If your business idea needs large-scale investment, involves long-term development and/or demands a great deal of personal risk to get it off the ground, your feasibility study may need more detailed research from a professional firm.

Timing can be important

Your research may show that the current market for your business idea is too small to be sustainable. If there are not enough people willing to buy your product, then regardless of how wonderful your product or service, your business will not be feasible.

In this case you might want to revisit your initial idea and look for ways to refine or adapt it, or you may have to accept that the market is simply not ready for your business idea. Many great ideas appear ahead of their time but are later successfully taken up by others. For instance, few companies saw the potential for Velcro when it first appeared on the American market. Now it’s used in hundreds of applications.

Market research checklist

Make sure that you work through all these steps to establish if there is really a sustainable market for your business before you move on to the next stage of your feasibility study.

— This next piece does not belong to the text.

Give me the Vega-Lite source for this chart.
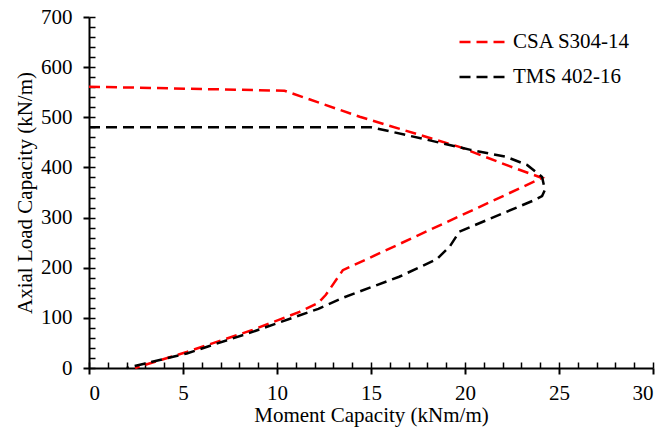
{
  "$schema": "https://vega.github.io/schema/vega-lite/v6.json",
  "width": 564,
  "height": 351,
  "autosize": "none",
  "padding": {"left": 89, "top": 17, "right": 13, "bottom": 64},
  "background": "white",
  "config": {
    "view": {"stroke": null},
    "font": "Liberation Serif",
    "axis": {"grid": false, "labelFont": "Liberation Serif", "titleFont": "Liberation Serif", "labelColor": "black", "titleColor": "black", "labelFontSize": 21, "titleFontSize": 21, "titleFontWeight": "normal", "domainColor": "black", "tickColor": "black"}
  },
  "data": {"values": [
    {"s": "CSA S304-14", "i": 0, "m": 0, "p": 561},
    {"s": "CSA S304-14", "i": 1, "m": 10.4, "p": 553},
    {"s": "CSA S304-14", "i": 2, "m": 14.4, "p": 501},
    {"s": "CSA S304-14", "i": 3, "m": 19.7, "p": 441},
    {"s": "CSA S304-14", "i": 4, "m": 22.4, "p": 402},
    {"s": "CSA S304-14", "i": 5, "m": 24.1, "p": 379},
    {"s": "CSA S304-14", "i": 6, "m": 13.5, "p": 195},
    {"s": "CSA S304-14", "i": 7, "m": 12.6, "p": 146},
    {"s": "CSA S304-14", "i": 8, "m": 12.2, "p": 130},
    {"s": "CSA S304-14", "i": 9, "m": 11.2, "p": 112},
    {"s": "CSA S304-14", "i": 10, "m": 8.7, "p": 76},
    {"s": "CSA S304-14", "i": 11, "m": 5.2, "p": 32},
    {"s": "CSA S304-14", "i": 12, "m": 2.45, "p": 0},
    {"s": "TMS 402-16", "i": 0, "m": 0, "p": 480},
    {"s": "TMS 402-16", "i": 1, "m": 15.0, "p": 480},
    {"s": "TMS 402-16", "i": 2, "m": 16.0, "p": 472},
    {"s": "TMS 402-16", "i": 3, "m": 18.0, "p": 455},
    {"s": "TMS 402-16", "i": 4, "m": 20.3, "p": 435},
    {"s": "TMS 402-16", "i": 5, "m": 22.2, "p": 421},
    {"s": "TMS 402-16", "i": 6, "m": 23.3, "p": 405},
    {"s": "TMS 402-16", "i": 7, "m": 24.1, "p": 381},
    {"s": "TMS 402-16", "i": 8, "m": 24.25, "p": 355},
    {"s": "TMS 402-16", "i": 9, "m": 24.1, "p": 343},
    {"s": "TMS 402-16", "i": 10, "m": 23.7, "p": 335},
    {"s": "TMS 402-16", "i": 11, "m": 19.7, "p": 272},
    {"s": "TMS 402-16", "i": 12, "m": 19.2, "p": 243},
    {"s": "TMS 402-16", "i": 13, "m": 18.5, "p": 217},
    {"s": "TMS 402-16", "i": 14, "m": 16.5, "p": 182},
    {"s": "TMS 402-16", "i": 15, "m": 13.5, "p": 140},
    {"s": "TMS 402-16", "i": 16, "m": 12.2, "p": 118},
    {"s": "TMS 402-16", "i": 17, "m": 8.7, "p": 72},
    {"s": "TMS 402-16", "i": 18, "m": 5.2, "p": 29},
    {"s": "TMS 402-16", "i": 19, "m": 2.0, "p": 0}
  ]},
  "resolve": {"axis": {"x": "independent", "y": "independent"}},
  "layer": [
    {
      "mark": {"type": "line", "strokeWidth": 1, "opacity": 0},
      "encoding": {
        "x": {"field": "m", "type": "quantitative", "scale": {"domain": [0, 30], "nice": false, "zero": false},
          "axis": {"orient": "bottom", "values": [0,1,2,3,4,5,6,7,8,9,10,11,12,13,14,15,16,17,18,19,20,21,22,23,24,25,26,27,28,29,30], "labels": false, "domain": false, "title": null, "tickSize": -6, "tickWidth": 1.5}},
        "y": {"field": "p", "type": "quantitative", "scale": {"domain": [0, 700], "nice": false, "zero": false},
          "axis": {"orient": "left", "values": [0,20,40,60,80,100,120,140,160,180,200,220,240,260,280,300,320,340,360,380,400,420,440,460,480,500,520,540,560,580,600,620,640,660,680,700], "labels": false, "domain": false, "title": null, "tickSize": -6, "tickWidth": 1.5}},
        "detail": {"field": "s"},
        "order": {"field": "i", "type": "quantitative"}
      }
    },
    {
      "mark": {"type": "line", "strokeWidth": 2.5, "strokeDash": [11, 6]},
      "encoding": {
        "x": {"field": "m", "type": "quantitative", "scale": {"domain": [0, 30], "nice": false, "zero": false},
          "axis": {"orient": "bottom", "values": [0, 5, 10, 15, 20, 25, 30], "tickSize": 6, "tickWidth": 2, "domainWidth": 2, "labelPadding": 8, "title": "Moment Capacity (kNm/m)", "titlePadding": 1}},
        "y": {"field": "p", "type": "quantitative", "scale": {"domain": [0, 700], "nice": false, "zero": false},
          "axis": {"orient": "left", "values": [0, 100, 200, 300, 400, 500, 600, 700], "tickSize": 6, "tickWidth": 2, "domainWidth": 2, "labelPadding": 11, "title": "Axial Load Capacity (kN/m)", "titlePadding": 5}},
        "color": {"field": "s", "type": "nominal", "scale": {"domain": ["CSA S304-14", "TMS 402-16"], "range": ["#ff0000", "#000000"]},
          "legend": {"title": null, "orient": "none", "legendX": 369, "legendY": 0, "padding": 0, "labelFont": "Liberation Serif", "labelFontSize": 21, "labelColor": "black", "symbolType": "stroke", "symbolSize": 2209, "symbolStrokeWidth": 2.5, "symbolDash": [11, 6], "labelOffset": 5, "rowPadding": -10}},
        "order": {"field": "i", "type": "quantitative"}
      }
    }
  ]
}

  • Research the demand for your product.
  • Decide if the demand is sufficient and sustainable.
  • Build detailed profiles of your ideal customer types.
  • Create a market profile for each market segment.
  • Work out how you’ll reach your market(s).
  • Consider industry and market trends.

If you decide the potential is there, the next step is to assess if your business can make its presence felt in the marketplace and determine what market share your business can realistically gain.